Molte band emergenti stanno dando nuova linfa alla musica italiana, proiettando le nuove generazioni verso l’ascolto di una musica più internazionale, orientata verso uno stile compositivo ragionato in cui suoni e parole assumono la reale importanza che sempre dovrebbero avere. È un processo musicale a cui molti gruppi italiani stanno prendendo parte, uno di questi è senza dubbio Il Vaso di Pandora, un gruppo alternative-rock d’origine emiliana con ormai qualche anno di attività alle spalle, con esibizioni dal vivo e non solo. La band, infatti, può già vantare la pubblicazione di un EP, intitolato “Intrigo” e datato 2010, che ha ottenuto peraltro buone recensioni.

Adesso, ad un paio d’anni di distanza, il Vaso di Pandora è pronto nuovamente a far fuoriuscire qualcosa dal suo personale scrigno musico-compositivo: si tratta del loro primo album, “Psicosi di una donna curiosa”. Già dal primo ascolto l’album fa trasparire una notevole qualità musicale: si alternano suoni molto rock ad altri più alternativi e melodici, i quali delineano la vasta gamma di emozioni che hanno portato la band a comporre il loro lavoro discografico e che fanno percepire chiaramente le influenze musicali dei vari Afterhours, Muse, Foo Fighters.

Ad essere vari sono anche i ritmi utilizzati: a tratti grande energia, come nel caso di Fuori o Tempo latitante, in altri invece si ha il predominio di una sorta di malinconica musicalità, come in Il re servo e Lu.
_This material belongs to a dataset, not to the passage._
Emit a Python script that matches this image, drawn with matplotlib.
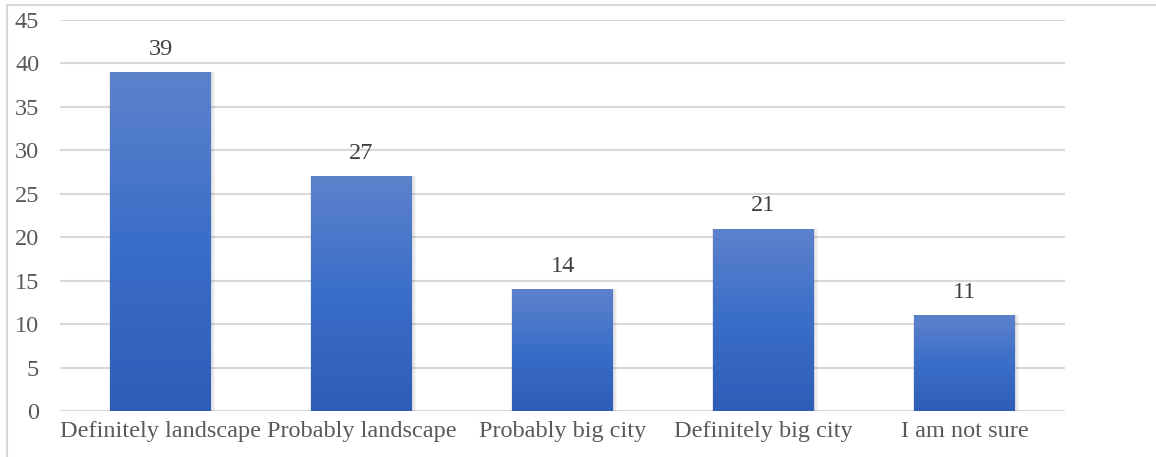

Merita una menzione particolare Pandora, una stupenda canzone aperta da un riff di chitarra rock-grunge e accompagnata da una soave voce, una canzone che rappresenta l’anello di giunzione tra le due facce dell’album precedentemente descritte e che, a nostro modesto parere, ne rappresenta l’apice.

“Psicosi di una donna curiosa” risulta dunque un ottimo trampolino di lancio per la definitiva consacrazione della band emiliana nel rock italiano ed europeo, in modo tale che essa possa prendere parte con ancora più vigore al processo evolutivo che musicalmente sta incidendo positivamente sulla nostra società.